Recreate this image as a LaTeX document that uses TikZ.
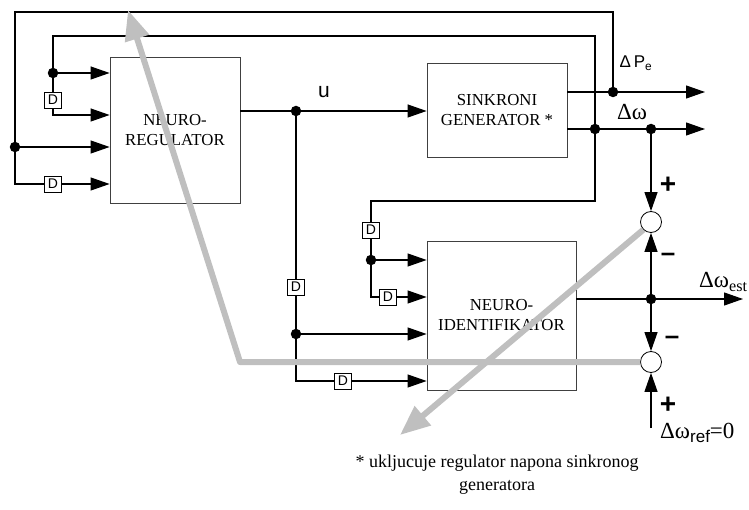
\documentclass[tikz,border=0pt]{standalone}
\usepackage{fontspec}
\setmainfont{Liberation Serif}
\setsansfont{Liberation Sans}
\usetikzlibrary{arrows.meta,positioning}

\begin{document}
\begin{tikzpicture}[
    x=1pt, y=-1pt,
    font=\fontsize{16.8}{20}\selectfont,
    blk/.style={draw=black!75, line width=0.8pt, align=center, inner sep=0pt},
    dly/.style={draw, fill=white, line width=0.8pt, font=\sffamily\fontsize{14}{14}\selectfont, minimum width=17pt, minimum height=16pt, inner sep=0pt},
    dot/.style={circle, fill, inner sep=0pt, minimum size=10.5pt},
    sum/.style={circle, draw, fill=white, line width=0.8pt, inner sep=0pt, minimum size=21pt},
    line/.style={line width=1.1pt},
    arr/.style={line, -{Triangle[length=19pt, width=13pt]}},
    fb/.style={draw=black!25, line width=6pt, line join=round, -{Triangle[length=30pt, width=24pt]}},
    sgn/.style={font=\sffamily\bfseries\fontsize{28}{28}\selectfont, inner sep=0pt},
    neg/.style={font=\sffamily\bfseries\fontsize{26}{26}\selectfont, inner sep=0pt},
    dw/.style={font=\fontsize{23}{23}\selectfont, inner sep=0pt}
]
\useasboundingbox (0,0) rectangle (749,510);

% blocks
\node[blk, minimum width=130pt, minimum height=146pt] (nr) at (175,130) {NEURO-\\REGULATOR};
\node[blk, minimum width=140pt, minimum height=94pt] (sg) at (497,110) {SINKRONI\\GENERATOR *};
\node[blk, minimum width=149pt, minimum height=149pt] (ni) at (501.5,315.5) {NEURO-\\IDENTIFIKATOR};

% junctions
\node[dot] (ja) at (53,73) {};
\node[dot] (jb) at (15,147) {};
\node[dot] (ju) at (296,111) {};
\node[dot] (jp) at (613,92) {};
\node[dot] (jw) at (595,129) {};
\node[dot] (jo) at (651,129) {};
\node[dot] (jc) at (371,260) {};
\node[dot] (jd) at (296,334) {};
\node[dot] (je) at (651,299) {};

% corners and free ends
\coordinate (top1) at (15,12);
\coordinate (top2) at (53,36);
\coordinate (c3) at (595,201);
\coordinate (pe) at (705,92);
\coordinate (we) at (705,129);
\coordinate (ee) at (743,299);
\coordinate (ref) at (651,428);
\coordinate (g1) at (240,362);
\coordinate (g1tip) at (128,10);
\coordinate (g2tip) at (400,435);

% delays
\node[dly] (d1) at (53,100) {D};
\node[dly] (d2) at (53,184) {D};
\node[dly] (d3) at (371,230) {D};
\node[dly] (d4) at (388,297) {D};
\node[dly] (d5) at (296,287) {D};
\node[dly] (d6) at (343,381) {D};

% feedback into neuro-regulator
\draw[line] (jp) |- (top1) |- (d2);
\draw[arr] (d2) -- (d2 -| nr.west);
\draw[arr] (jb) -- (jb -| nr.west);
\draw[line] (d1) -- (top2) -| (c3) -| (d3);
\draw[arr] (ja) -- (ja -| nr.west);
\draw[arr] (d1) |- ([yshift=15pt]nr.west);

% neuro-identifikator inputs
\draw[line] (d3) |- (d4);
\draw[arr] (d4) -- (d4 -| ni.west);
\draw[arr] (jc) -- (jc -| ni.west);
\draw[arr] (ju -| nr.east) -- (ju -| sg.west);
\draw[line] (ju) -- (d5);
\draw[line] (d5) |- (d6);
\draw[arr] (jd) -- (jd -| ni.west);
\draw[arr] (d6) -- (d6 -| ni.west);

% outputs
\draw[arr] (jp -| sg.east) -- (pe);
\draw[arr] (jw -| sg.east) -- (we);
\draw[arr] (je -| ni.east) -- (ee);

% summing points
\node[sum] (s1) at (651,222) {};
\node[sum] (s2) at (651,362) {};
\draw[arr] (jo) -- (s1);
\draw[arr] (je) -- (s1);
\draw[arr] (je) -- (s2);
\draw[arr] (ref) -- (s2);

% labels
\node[font=\sffamily\fontsize{21}{21}\selectfont] (lu) at (324,92) {u};
\node[font=\sffamily\fontsize{17}{17}\selectfont] (lpe) at (636,63) {Δ\,P\textsubscript{e}};
\node[dw] (lw) at (632,112) {Δω};
\node[dw, anchor=west] (lest) at (699,282) {Δω\textsubscript{est}};
\node[dw, anchor=west] (lref) at (660,433) {Δω{\sffamily\fontsize{17}{17}\selectfont\raisebox{-4pt}{ref}}=0};
\node[sgn] (p1) at (668,185) {+};
\node[neg] (m1) at (668,257) {–};
\node[neg] (m2) at (672,340) {–};
\node[sgn] (p2) at (668,405) {+};

% learning signals
\draw[fb] (s2.west) -- (g1) -- (g1tip);
\draw[fb] (s1.south west) -- (g2tip);

% note
\node[font=\fontsize{18}{23}\selectfont, align=center] (note) at (497,475) {* ukljucuje regulator napona sinkronog\\generatora};
\end{tikzpicture}
\end{document}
■ ■ ■ ■
[Task instructions] Repeat the lines above, starting at the first and stopping after the line that holds "(je) at (651,299)", with the pictures left out.

[Correct answer]
Recreate this image as a LaTeX document that uses TikZ.
\documentclass[tikz,border=0pt]{standalone}
\usepackage{fontspec}
\setmainfont{Liberation Serif}
\setsansfont{Liberation Sans}
\usetikzlibrary{arrows.meta,positioning}

\begin{document}
\begin{tikzpicture}[
    x=1pt, y=-1pt,
    font=\fontsize{16.8}{20}\selectfont,
    blk/.style={draw=black!75, line width=0.8pt, align=center, inner sep=0pt},
    dly/.style={draw, fill=white, line width=0.8pt, font=\sffamily\fontsize{14}{14}\selectfont, minimum width=17pt, minimum height=16pt, inner sep=0pt},
    dot/.style={circle, fill, inner sep=0pt, minimum size=10.5pt},
    sum/.style={circle, draw, fill=white, line width=0.8pt, inner sep=0pt, minimum size=21pt},
    line/.style={line width=1.1pt},
    arr/.style={line, -{Triangle[length=19pt, width=13pt]}},
    fb/.style={draw=black!25, line width=6pt, line join=round, -{Triangle[length=30pt, width=24pt]}},
    sgn/.style={font=\sffamily\bfseries\fontsize{28}{28}\selectfont, inner sep=0pt},
    neg/.style={font=\sffamily\bfseries\fontsize{26}{26}\selectfont, inner sep=0pt},
    dw/.style={font=\fontsize{23}{23}\selectfont, inner sep=0pt}
]
\useasboundingbox (0,0) rectangle (749,510);

% blocks
\node[blk, minimum width=130pt, minimum height=146pt] (nr) at (175,130) {NEURO-\\REGULATOR};
\node[blk, minimum width=140pt, minimum height=94pt] (sg) at (497,110) {SINKRONI\\GENERATOR *};
\node[blk, minimum width=149pt, minimum height=149pt] (ni) at (501.5,315.5) {NEURO-\\IDENTIFIKATOR};

% junctions
\node[dot] (ja) at (53,73) {};
\node[dot] (jb) at (15,147) {};
\node[dot] (ju) at (296,111) {};
\node[dot] (jp) at (613,92) {};
\node[dot] (jw) at (595,129) {};
\node[dot] (jo) at (651,129) {};
\node[dot] (jc) at (371,260) {};
\node[dot] (jd) at (296,334) {};
\node[dot] (je) at (651,299) {};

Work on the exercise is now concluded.